**Work instructions:**
Write each line of the material exactly as given, from the top through the line that contains "(ly) at (823,93)", and omit all pictures.

**Recorded data:**
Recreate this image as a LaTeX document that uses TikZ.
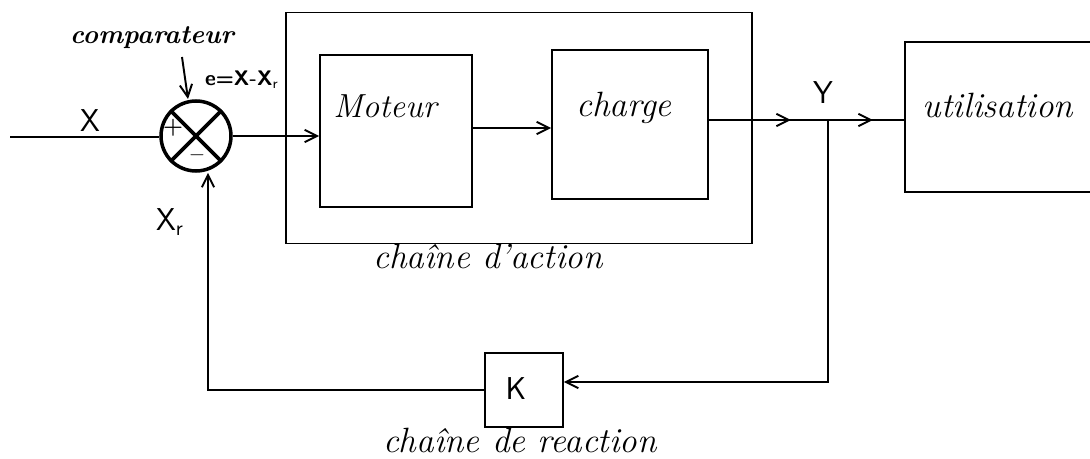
\documentclass[tikz,border=0pt]{standalone}
\usetikzlibrary{arrows.meta,decorations.markings,calc}
\def\pxu{0.02cm}
\begin{document}
\begin{tikzpicture}[x=0.02cm,y=-0.02cm,
  line width=0.9pt,
  >={Straight Barb[length=7pt,width=7pt,line width=1.1pt]},
  blk/.style={draw,rectangle,inner sep=0pt,line width=1pt},
  hand/.style={font=\fontsize{20}{22}\selectfont\itshape},
  sym/.style={font=\fontsize{18}{20}\selectfont\sffamily},
  twoarr/.style={decoration={markings,mark=at position 0.42 with {\arrow{>}},mark=at position 0.84 with {\arrow{>}}},postaction={decorate}},
]
\useasboundingbox (0,0) rectangle (1090,459);

% comparator
\node[circle,draw,line width=2pt,minimum size=70*\pxu,inner sep=0pt] (cmp) at (196,136) {};
\draw[line width=2.2pt] (cmp.45) -- (cmp.225);
\draw[line width=2.2pt] (cmp.135) -- (cmp.315);
\node[font=\fontsize{13}{14}\selectfont\bfseries] (plus) at (173,128) {+};
\node[font=\fontsize{13}{14}\selectfont\bfseries] (minus) at (197,155) {$-$};

% input
\coordinate (in) at (10,137);
\draw[line width=1.3pt] (in) -- (cmp.west |- in);
\node[sym] (lx) at (90,121) {X};

% comparateur label
\node[font=\fontsize{15}{18}\selectfont\itshape\bfseries] (lcomp) at (152,38) {comparateur};
\coordinate (ctip) at (188,99);
\draw[->,line width=1.1pt] (182,57) -- (ctip);
\node[font=\fontsize{12}{14}\selectfont\sffamily\bfseries] (le) at (242,80) {e=X-X$_{\mathsf r}$};

% chaine d'action
\node[blk,minimum width=466*\pxu,minimum height=231*\pxu] (action) at (519,128) {};
\node[hand] (laction) at (488,256) {chaîne d'action};

\node[blk,minimum width=152*\pxu,minimum height=152*\pxu] (moteur) at (396,131) {};
\node[hand,font=\fontsize{19}{22}\selectfont\itshape] (lmoteur) at (385,106) {Moteur};

\node[blk,minimum width=156*\pxu,minimum height=149*\pxu] (charge) at (630,124.5) {};
\node[hand] (lcharge) at (624,108) {charge};

\node[blk,minimum width=200*\pxu,minimum height=150*\pxu] (util) at (1005,117) {};
\node[hand] (lutil) at (998,105) {utilisation};

% forward path
\draw[->] (cmp.east) -- (cmp.east -| moteur.west);
\draw[->] (moteur.east |- 0,128) -- (charge.west |- 0,128);
\coordinate (br) at (828,120);
\draw[twoarr] (charge.east |- br) -- (util.west |- br);
\node[sym] (ly) at (823,93) {Y};

% feedback
\node[blk,minimum width=78*\pxu,minimum height=74*\pxu] (k) at (524,390) {};
\node[sym] (lk) at (516,389) {K};
\coordinate (fb1) at (828,382);
\draw[->] (br) -- (fb1) -- (k.east |- fb1);
\coordinate (fb2) at (208,390);
\draw[->] (k.west |- fb2) -- (fb2) -- (cmp.south -| fb2);
\node[sym] (lxr) at (170,222) {X$_{\mathsf r}$};
\node[hand] (lreac) at (520,440) {chaîne de reaction};
\end{tikzpicture}
\end{document}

**Reply to the task:**
Recreate this image as a LaTeX document that uses TikZ.
\documentclass[tikz,border=0pt]{standalone}
\usetikzlibrary{arrows.meta,decorations.markings,calc}
\def\pxu{0.02cm}
\begin{document}
\begin{tikzpicture}[x=0.02cm,y=-0.02cm,
  line width=0.9pt,
  >={Straight Barb[length=7pt,width=7pt,line width=1.1pt]},
  blk/.style={draw,rectangle,inner sep=0pt,line width=1pt},
  hand/.style={font=\fontsize{20}{22}\selectfont\itshape},
  sym/.style={font=\fontsize{18}{20}\selectfont\sffamily},
  twoarr/.style={decoration={markings,mark=at position 0.42 with {\arrow{>}},mark=at position 0.84 with {\arrow{>}}},postaction={decorate}},
]
\useasboundingbox (0,0) rectangle (1090,459);

% comparator
\node[circle,draw,line width=2pt,minimum size=70*\pxu,inner sep=0pt] (cmp) at (196,136) {};
\draw[line width=2.2pt] (cmp.45) -- (cmp.225);
\draw[line width=2.2pt] (cmp.135) -- (cmp.315);
\node[font=\fontsize{13}{14}\selectfont\bfseries] (plus) at (173,128) {+};
\node[font=\fontsize{13}{14}\selectfont\bfseries] (minus) at (197,155) {$-$};

% input
\coordinate (in) at (10,137);
\draw[line width=1.3pt] (in) -- (cmp.west |- in);
\node[sym] (lx) at (90,121) {X};

% comparateur label
\node[font=\fontsize{15}{18}\selectfont\itshape\bfseries] (lcomp) at (152,38) {comparateur};
\coordinate (ctip) at (188,99);
\draw[->,line width=1.1pt] (182,57) -- (ctip);
\node[font=\fontsize{12}{14}\selectfont\sffamily\bfseries] (le) at (242,80) {e=X-X$_{\mathsf r}$};

% chaine d'action
\node[blk,minimum width=466*\pxu,minimum height=231*\pxu] (action) at (519,128) {};
\node[hand] (laction) at (488,256) {chaîne d'action};

\node[blk,minimum width=152*\pxu,minimum height=152*\pxu] (moteur) at (396,131) {};
\node[hand,font=\fontsize{19}{22}\selectfont\itshape] (lmoteur) at (385,106) {Moteur};

\node[blk,minimum width=156*\pxu,minimum height=149*\pxu] (charge) at (630,124.5) {};
\node[hand] (lcharge) at (624,108) {charge};

\node[blk,minimum width=200*\pxu,minimum height=150*\pxu] (util) at (1005,117) {};
\node[hand] (lutil) at (998,105) {utilisation};

% forward path
\draw[->] (cmp.east) -- (cmp.east -| moteur.west);
\draw[->] (moteur.east |- 0,128) -- (charge.west |- 0,128);
\coordinate (br) at (828,120);
\draw[twoarr] (charge.east |- br) -- (util.west |- br);
\node[sym] (ly) at (823,93) {Y};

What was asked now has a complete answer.